Susan Roberts, the new owner of the Jersey Lilly Saloon, for instance, voiced concerns about allowing bars in closer proximity to schools.
“I moved to this city to raise my kids here,” Roberts said. “Now we’re putting bars, we’re putting shootouts, right outside our schools? I’m not sure that’s a good example.”
City Attorney Jon Paladini responded that the district would not grant a “blanket approval” for exemption of the 300-foot buffer between liquor establishments and schools and churches. “It’s still a case-by-case (consideration),” he said.
Lamar added that the city had received no objections from local schools or churches.
Dave Michelson, owner of The Palace Restaurant and Saloon, also questioned the district’s objectives. “With all due respect, you can call this whatever you want,” Michelson told the council. “But the only area this is going to affect is the 200 block of South Montezuma.”
But Joe Lohmeier, who owns Far From Folsom, which is located on the 200 block (214 S. Montezuma), maintained that the district would benefit the downtown in general. He cited entertainment-district success examples in Tucson; Austin, Texas; and Greenville, South Carolina.

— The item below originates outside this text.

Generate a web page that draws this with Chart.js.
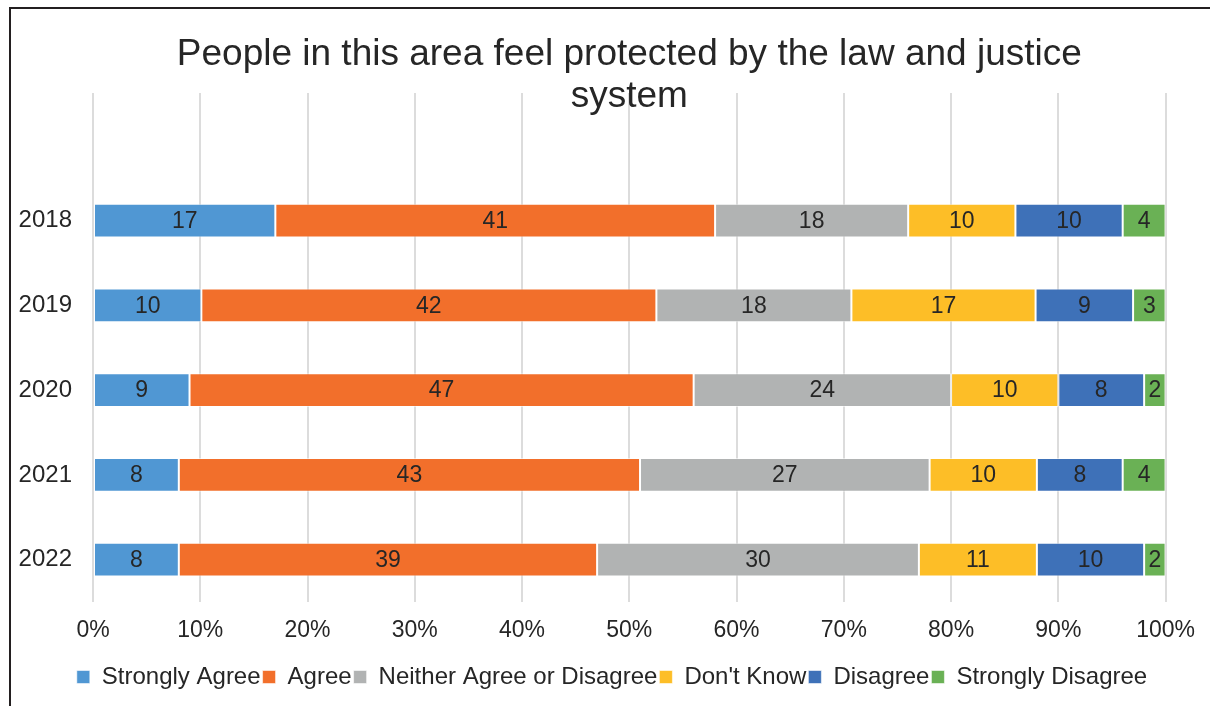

“I think the city of Prescott needs to decide, do we want to continue growth, evolution of a downtown district?” Lohmeier said, adding, “I think (the district) opens up a lot of open space entertainment opportunities for the City of Prescott.”
The council also heard from Kendal Jaspers, director of the Prescott Downtown Partnership, who suggested that the entertainment district represents an opportunity for the downtown area, and said “I’d hate to see it go somewhere other than downtown.”
Indeed, Paladini told the council that the state statute that allows for entertainment districts limits a community to just one such district, and limits the size to one square mile.
Mayor Pro Tem Jim Lamerson pointed out that, at about one-half-square-mile, the proposed district has room to grow. “We still have 50 percent and can reconfigure at some point,” he said.
Paladini explained that the entertainment district statute dates back to the late 1990s/early 2000s, when the state legislature was faced with repeated attempts to do away with the 300-foot buffer between schools/churches and liquor establishments. The entertainment district option was created as a compromise, he said.
Council members appeared to be in consensus agreement on moving forward with the process, as well with expanding the boundary slightly to the north to take in the creek greenways.
The matter is expected to go back to the council for continued discussion in August.